# INFORMATION SUPPLIED

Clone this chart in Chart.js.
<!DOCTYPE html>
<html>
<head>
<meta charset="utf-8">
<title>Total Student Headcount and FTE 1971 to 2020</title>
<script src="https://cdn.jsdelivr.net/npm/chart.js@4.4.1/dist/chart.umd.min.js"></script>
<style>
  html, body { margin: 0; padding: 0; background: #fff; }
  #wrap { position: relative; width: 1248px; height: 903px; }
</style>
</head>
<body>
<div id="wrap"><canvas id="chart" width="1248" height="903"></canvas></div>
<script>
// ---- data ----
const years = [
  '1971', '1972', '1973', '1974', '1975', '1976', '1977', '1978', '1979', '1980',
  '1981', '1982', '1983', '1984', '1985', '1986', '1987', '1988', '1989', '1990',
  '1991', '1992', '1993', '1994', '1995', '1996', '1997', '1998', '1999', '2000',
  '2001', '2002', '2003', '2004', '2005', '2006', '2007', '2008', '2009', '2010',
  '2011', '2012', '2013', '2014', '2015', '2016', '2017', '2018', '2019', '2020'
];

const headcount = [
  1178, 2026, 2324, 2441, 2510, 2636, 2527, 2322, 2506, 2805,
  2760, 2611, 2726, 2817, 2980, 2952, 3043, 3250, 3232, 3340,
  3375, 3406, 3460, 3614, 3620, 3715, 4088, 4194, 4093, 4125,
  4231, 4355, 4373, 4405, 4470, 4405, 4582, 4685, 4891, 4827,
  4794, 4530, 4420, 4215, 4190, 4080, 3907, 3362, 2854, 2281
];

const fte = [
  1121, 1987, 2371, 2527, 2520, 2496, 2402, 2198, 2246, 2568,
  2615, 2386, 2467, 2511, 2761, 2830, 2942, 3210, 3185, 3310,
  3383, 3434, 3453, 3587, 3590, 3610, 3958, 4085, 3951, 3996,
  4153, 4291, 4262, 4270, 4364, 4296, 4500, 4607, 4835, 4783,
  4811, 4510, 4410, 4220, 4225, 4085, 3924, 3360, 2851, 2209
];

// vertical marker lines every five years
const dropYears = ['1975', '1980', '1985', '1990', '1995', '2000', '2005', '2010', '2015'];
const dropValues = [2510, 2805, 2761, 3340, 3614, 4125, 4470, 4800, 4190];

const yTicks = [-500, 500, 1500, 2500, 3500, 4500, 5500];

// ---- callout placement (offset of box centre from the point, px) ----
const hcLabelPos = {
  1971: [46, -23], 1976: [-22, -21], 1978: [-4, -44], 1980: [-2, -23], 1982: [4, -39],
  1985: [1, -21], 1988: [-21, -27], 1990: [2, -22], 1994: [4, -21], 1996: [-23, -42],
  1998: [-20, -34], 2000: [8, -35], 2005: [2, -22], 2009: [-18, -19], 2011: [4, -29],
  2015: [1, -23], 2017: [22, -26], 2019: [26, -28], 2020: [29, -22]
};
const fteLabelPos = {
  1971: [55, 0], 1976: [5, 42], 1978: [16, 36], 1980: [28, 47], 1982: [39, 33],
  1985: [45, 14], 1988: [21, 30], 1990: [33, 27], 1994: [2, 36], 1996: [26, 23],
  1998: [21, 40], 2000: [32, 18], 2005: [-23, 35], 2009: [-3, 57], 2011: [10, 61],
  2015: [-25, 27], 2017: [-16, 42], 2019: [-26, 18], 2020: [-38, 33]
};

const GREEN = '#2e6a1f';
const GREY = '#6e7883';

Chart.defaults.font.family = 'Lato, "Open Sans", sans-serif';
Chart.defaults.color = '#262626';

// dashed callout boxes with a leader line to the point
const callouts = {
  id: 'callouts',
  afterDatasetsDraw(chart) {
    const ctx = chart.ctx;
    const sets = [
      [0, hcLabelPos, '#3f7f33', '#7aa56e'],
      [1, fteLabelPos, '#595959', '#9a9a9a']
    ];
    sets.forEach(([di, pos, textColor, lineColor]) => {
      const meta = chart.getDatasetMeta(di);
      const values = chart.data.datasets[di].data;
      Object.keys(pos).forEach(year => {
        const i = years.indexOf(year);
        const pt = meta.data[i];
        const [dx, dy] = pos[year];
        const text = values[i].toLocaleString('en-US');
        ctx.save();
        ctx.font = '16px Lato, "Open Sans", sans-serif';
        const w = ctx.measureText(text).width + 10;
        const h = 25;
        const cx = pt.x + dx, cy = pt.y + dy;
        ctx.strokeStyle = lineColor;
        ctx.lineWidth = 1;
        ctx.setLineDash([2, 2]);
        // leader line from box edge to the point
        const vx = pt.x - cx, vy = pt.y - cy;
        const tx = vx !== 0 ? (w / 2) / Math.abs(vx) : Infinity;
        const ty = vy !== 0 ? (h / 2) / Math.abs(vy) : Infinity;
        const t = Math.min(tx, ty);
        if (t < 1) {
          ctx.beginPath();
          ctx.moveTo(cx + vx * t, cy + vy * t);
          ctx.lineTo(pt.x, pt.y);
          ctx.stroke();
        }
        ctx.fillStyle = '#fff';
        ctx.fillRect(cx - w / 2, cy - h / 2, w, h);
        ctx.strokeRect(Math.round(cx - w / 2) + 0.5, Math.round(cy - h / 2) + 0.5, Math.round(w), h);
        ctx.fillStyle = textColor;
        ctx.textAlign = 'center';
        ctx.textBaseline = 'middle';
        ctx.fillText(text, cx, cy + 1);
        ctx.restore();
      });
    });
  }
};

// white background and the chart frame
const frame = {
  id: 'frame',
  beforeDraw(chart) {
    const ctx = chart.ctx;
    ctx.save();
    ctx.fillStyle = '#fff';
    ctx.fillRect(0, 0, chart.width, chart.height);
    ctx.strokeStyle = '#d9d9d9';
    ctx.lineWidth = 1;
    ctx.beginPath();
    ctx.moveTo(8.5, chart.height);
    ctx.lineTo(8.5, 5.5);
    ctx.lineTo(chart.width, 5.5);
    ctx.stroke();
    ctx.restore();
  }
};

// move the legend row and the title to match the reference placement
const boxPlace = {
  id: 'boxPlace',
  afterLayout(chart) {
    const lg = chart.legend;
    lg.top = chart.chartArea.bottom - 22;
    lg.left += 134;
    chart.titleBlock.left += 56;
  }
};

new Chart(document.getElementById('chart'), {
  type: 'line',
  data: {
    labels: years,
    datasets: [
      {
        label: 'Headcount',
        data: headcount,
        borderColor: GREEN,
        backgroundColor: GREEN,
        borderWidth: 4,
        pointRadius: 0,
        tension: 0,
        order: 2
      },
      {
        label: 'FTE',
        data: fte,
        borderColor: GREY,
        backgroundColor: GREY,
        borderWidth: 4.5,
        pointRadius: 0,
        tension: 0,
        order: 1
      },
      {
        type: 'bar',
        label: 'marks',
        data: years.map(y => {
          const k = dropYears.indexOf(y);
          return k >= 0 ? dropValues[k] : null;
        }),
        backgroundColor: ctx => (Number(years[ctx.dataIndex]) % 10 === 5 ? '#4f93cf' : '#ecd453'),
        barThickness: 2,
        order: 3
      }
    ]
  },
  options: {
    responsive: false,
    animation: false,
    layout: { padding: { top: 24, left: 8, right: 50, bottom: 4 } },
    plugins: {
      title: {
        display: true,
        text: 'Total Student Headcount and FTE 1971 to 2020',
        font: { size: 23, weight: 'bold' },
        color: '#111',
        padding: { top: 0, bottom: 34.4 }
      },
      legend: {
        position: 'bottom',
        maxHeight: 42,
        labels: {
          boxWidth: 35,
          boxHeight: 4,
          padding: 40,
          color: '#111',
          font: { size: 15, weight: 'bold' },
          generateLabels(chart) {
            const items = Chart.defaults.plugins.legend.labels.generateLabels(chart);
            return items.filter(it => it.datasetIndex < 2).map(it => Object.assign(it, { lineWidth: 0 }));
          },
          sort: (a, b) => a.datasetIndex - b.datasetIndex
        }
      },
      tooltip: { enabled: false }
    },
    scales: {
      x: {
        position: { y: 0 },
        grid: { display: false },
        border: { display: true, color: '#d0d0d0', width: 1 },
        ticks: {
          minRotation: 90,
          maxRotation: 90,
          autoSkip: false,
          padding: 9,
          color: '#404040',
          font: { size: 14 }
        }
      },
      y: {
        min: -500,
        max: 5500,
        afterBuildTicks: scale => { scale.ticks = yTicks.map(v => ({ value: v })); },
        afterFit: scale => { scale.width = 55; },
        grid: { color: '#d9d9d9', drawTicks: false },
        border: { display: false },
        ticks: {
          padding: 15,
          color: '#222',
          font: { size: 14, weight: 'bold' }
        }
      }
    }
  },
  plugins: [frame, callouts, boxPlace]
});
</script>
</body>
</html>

# YOUR OBJECTIVE
Reproduce exactly, please, only the lines from the start of the data above to the line that contains "const yTicks = [-500, 500, 1500, 2500, 3500, 4500, 5500];", with both ends kept.

# CORRECT ANSWER
Clone this chart in Chart.js.
<!DOCTYPE html>
<html>
<head>
<meta charset="utf-8">
<title>Total Student Headcount and FTE 1971 to 2020</title>
<script src="https://cdn.jsdelivr.net/npm/chart.js@4.4.1/dist/chart.umd.min.js"></script>
<style>
  html, body { margin: 0; padding: 0; background: #fff; }
  #wrap { position: relative; width: 1248px; height: 903px; }
</style>
</head>
<body>
<div id="wrap"><canvas id="chart" width="1248" height="903"></canvas></div>
<script>
// ---- data ----
const years = [
  '1971', '1972', '1973', '1974', '1975', '1976', '1977', '1978', '1979', '1980',
  '1981', '1982', '1983', '1984', '1985', '1986', '1987', '1988', '1989', '1990',
  '1991', '1992', '1993', '1994', '1995', '1996', '1997', '1998', '1999', '2000',
  '2001', '2002', '2003', '2004', '2005', '2006', '2007', '2008', '2009', '2010',
  '2011', '2012', '2013', '2014', '2015', '2016', '2017', '2018', '2019', '2020'
];

const headcount = [
  1178, 2026, 2324, 2441, 2510, 2636, 2527, 2322, 2506, 2805,
  2760, 2611, 2726, 2817, 2980, 2952, 3043, 3250, 3232, 3340,
  3375, 3406, 3460, 3614, 3620, 3715, 4088, 4194, 4093, 4125,
  4231, 4355, 4373, 4405, 4470, 4405, 4582, 4685, 4891, 4827,
  4794, 4530, 4420, 4215, 4190, 4080, 3907, 3362, 2854, 2281
];

const fte = [
  1121, 1987, 2371, 2527, 2520, 2496, 2402, 2198, 2246, 2568,
  2615, 2386, 2467, 2511, 2761, 2830, 2942, 3210, 3185, 3310,
  3383, 3434, 3453, 3587, 3590, 3610, 3958, 4085, 3951, 3996,
  4153, 4291, 4262, 4270, 4364, 4296, 4500, 4607, 4835, 4783,
  4811, 4510, 4410, 4220, 4225, 4085, 3924, 3360, 2851, 2209
];

// vertical marker lines every five years
const dropYears = ['1975', '1980', '1985', '1990', '1995', '2000', '2005', '2010', '2015'];
const dropValues = [2510, 2805, 2761, 3340, 3614, 4125, 4470, 4800, 4190];

const yTicks = [-500, 500, 1500, 2500, 3500, 4500, 5500];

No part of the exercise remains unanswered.